Russia's economy is seen shrinking another 1 percent this year, but the head of the $10 billion Russian Direct Investment Fund (RDIF) told CNBC the situation was under control.
Kirill Dmitriev, the CEO of RDIF since 2011, said that while Russia was in "crisis," due to the slump in oil prices and the international sanctions on the country, he remained optimistic and saw the situation as an opportunity to restructure.
"It could have been much worse (the forecast decline); we believe it is sort of okay," Dmitriev told CNBC.
He attributed around 80 percent of the economic decline to falling oil prices and 20 percent to sanctions.
"Russia is dealing with this crisis; it is an opportunity for restructuring; it is an opportunity to reduce state involvement because of privatizations, so it is a situation that is controllable," the Ukrainian-born businessman told CNBC from the World Economic Forum in Davos, Switzerland on Tuesday.
The Russian economy shrunk by a steep 3.7 percent last year, in part due to continued low oil prices and the hit from Western sanctions. On Tuesday, the International Monetary Fund (IMF) cut its outlook for the Russian economy for 2016, forecasting contraction of 1 percent.
"It is an opportunity for the Russian economy to restructure, but definitely, there are a lot of economic challenges ahead," he told CNBC.
While declining oil prices have hit the economy, Dmitriev said that the weak ruble had helped other sectors, such as agriculture.

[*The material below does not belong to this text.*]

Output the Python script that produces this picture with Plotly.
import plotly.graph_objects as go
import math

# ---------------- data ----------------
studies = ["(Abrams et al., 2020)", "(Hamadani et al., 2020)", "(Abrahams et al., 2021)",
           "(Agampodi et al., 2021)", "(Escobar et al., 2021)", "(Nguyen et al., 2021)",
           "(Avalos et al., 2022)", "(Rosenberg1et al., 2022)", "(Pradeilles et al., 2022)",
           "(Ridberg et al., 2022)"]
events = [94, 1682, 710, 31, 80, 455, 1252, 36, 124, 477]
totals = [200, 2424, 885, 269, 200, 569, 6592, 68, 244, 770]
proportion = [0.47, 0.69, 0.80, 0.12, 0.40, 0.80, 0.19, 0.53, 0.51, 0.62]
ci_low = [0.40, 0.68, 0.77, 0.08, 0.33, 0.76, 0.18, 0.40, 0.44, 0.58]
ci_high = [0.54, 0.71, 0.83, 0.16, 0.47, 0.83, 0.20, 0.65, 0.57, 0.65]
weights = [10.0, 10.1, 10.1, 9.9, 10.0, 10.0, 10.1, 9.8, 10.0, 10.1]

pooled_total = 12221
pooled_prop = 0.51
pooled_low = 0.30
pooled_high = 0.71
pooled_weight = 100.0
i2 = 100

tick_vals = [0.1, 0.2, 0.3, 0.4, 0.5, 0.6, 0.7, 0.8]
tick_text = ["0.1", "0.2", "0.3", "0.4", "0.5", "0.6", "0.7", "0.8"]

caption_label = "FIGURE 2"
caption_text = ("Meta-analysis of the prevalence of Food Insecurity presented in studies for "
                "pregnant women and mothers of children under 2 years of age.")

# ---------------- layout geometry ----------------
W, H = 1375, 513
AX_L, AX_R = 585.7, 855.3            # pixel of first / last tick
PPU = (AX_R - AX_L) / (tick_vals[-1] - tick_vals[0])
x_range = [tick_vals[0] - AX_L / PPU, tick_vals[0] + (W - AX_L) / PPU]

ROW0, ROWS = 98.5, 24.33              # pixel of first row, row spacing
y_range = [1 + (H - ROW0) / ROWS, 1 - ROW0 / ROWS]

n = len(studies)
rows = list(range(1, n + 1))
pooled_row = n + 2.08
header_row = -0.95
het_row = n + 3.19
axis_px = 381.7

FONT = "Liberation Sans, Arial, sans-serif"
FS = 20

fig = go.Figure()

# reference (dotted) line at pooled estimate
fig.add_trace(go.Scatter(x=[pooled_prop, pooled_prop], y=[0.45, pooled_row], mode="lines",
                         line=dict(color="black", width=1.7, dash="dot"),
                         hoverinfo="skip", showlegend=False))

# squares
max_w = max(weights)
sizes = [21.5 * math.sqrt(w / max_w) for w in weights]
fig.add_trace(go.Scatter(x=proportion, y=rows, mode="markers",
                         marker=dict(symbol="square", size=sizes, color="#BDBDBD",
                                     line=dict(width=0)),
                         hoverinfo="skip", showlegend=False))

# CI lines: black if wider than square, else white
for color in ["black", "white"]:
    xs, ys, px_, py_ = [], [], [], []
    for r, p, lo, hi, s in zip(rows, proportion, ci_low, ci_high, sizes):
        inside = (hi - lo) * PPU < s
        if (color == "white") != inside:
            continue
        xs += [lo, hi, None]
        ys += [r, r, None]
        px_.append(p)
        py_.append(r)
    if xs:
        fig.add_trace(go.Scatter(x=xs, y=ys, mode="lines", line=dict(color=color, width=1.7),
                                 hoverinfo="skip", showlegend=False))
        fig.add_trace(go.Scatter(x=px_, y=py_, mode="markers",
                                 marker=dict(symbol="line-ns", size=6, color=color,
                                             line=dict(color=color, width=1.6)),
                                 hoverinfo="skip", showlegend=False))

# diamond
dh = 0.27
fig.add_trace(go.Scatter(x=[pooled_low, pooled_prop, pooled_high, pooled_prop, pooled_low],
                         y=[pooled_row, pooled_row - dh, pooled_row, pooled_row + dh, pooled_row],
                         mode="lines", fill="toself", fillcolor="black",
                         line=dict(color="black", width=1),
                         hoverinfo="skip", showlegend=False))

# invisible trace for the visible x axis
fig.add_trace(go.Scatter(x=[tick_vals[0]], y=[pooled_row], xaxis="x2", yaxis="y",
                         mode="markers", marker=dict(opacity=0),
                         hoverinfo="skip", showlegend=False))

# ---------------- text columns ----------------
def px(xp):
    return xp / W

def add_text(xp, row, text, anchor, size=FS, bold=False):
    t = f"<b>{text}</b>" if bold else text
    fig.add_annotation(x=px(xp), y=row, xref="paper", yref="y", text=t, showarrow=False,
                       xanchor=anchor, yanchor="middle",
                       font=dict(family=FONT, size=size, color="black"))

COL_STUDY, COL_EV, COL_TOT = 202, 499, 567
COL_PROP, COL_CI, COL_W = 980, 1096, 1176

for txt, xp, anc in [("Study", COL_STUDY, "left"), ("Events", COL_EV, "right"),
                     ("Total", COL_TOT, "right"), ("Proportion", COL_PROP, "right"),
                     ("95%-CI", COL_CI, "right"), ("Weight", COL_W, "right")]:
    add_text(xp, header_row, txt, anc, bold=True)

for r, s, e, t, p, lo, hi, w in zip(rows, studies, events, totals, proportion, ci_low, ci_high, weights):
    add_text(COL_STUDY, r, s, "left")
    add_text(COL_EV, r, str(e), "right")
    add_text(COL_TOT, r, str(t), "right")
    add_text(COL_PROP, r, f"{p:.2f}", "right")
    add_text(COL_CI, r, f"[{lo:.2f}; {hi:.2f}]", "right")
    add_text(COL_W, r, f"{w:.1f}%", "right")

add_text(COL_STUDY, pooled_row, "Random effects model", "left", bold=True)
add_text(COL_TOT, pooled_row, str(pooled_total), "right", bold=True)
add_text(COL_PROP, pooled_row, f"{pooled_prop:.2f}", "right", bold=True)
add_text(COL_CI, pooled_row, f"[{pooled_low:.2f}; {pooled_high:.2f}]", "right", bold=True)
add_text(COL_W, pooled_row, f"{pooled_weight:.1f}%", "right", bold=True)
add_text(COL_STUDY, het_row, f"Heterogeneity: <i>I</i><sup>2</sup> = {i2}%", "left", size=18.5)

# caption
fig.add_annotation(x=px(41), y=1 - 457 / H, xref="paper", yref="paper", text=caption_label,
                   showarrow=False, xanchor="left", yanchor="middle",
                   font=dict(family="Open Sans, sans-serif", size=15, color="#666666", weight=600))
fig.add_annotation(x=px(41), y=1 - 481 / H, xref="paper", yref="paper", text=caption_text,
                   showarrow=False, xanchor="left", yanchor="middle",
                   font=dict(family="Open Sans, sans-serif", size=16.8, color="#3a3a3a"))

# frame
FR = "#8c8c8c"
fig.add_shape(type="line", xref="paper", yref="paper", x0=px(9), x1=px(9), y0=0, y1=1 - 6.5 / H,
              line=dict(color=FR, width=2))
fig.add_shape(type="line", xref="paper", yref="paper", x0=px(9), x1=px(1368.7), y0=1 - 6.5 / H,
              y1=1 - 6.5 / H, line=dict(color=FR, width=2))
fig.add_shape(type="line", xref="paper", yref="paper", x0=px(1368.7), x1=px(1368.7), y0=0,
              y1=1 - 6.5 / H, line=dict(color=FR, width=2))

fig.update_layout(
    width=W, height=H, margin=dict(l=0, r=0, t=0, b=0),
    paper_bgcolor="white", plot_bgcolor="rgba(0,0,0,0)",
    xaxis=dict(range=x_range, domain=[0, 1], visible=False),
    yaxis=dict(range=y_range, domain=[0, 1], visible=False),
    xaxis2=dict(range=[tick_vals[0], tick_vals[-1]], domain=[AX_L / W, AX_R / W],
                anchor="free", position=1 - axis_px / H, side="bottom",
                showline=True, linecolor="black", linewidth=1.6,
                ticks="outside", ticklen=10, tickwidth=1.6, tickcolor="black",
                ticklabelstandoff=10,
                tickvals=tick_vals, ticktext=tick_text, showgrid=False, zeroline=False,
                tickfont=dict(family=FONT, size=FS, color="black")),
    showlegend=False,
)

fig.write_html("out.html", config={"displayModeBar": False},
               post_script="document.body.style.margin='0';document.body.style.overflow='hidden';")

The Russian Direct Investment Fund (RDIF) is worth $10 billion and was established by the Russian government to make equity investments, mainly in the domestic economy.
RDIF has partnered with funds in France and Italy, but mainly with those in emerging markets. Efforts to court non-Western powers have intensified since sanctions were imposed on Russia, following its incursion in Ukraine in 2014. Partnerships including a $2 billion Russia-China Investment Fund and joint ventures with India and Gulf states like Qatar and Saudi Arabia.
Last week, the Russia-China Investment Fund announced it had purchased 23.1 percent of JSC Detsky Mir from CJSC DM Finance, a subsidiary of Sistema, for 9.75 billion rubles ($0.12 billion).
The chief economist of IHS told CNBC that another cause of Russia's recession was its previous unfriendliness to foreign investment.
"There is a triple whammy here. Certainly oil is a very big part of it; no question sanction are a part of it… But Russia was very unfriendly to foreign direct investment. Essentially their message was we can do this alone we don't need any investment," Nariman Behravesh told CNBC off camera on Tuesday.
His research firm is more bearish on Russia than the IMF, forecasting its economy could contract by near to 2 percent in 2016.
"We are seeing a very weak recovery next year," Behravesh added.
"The risk is there is no recovery next year… If oil prices stay low, at around $30 or $35, next year, they are in for another year of pain."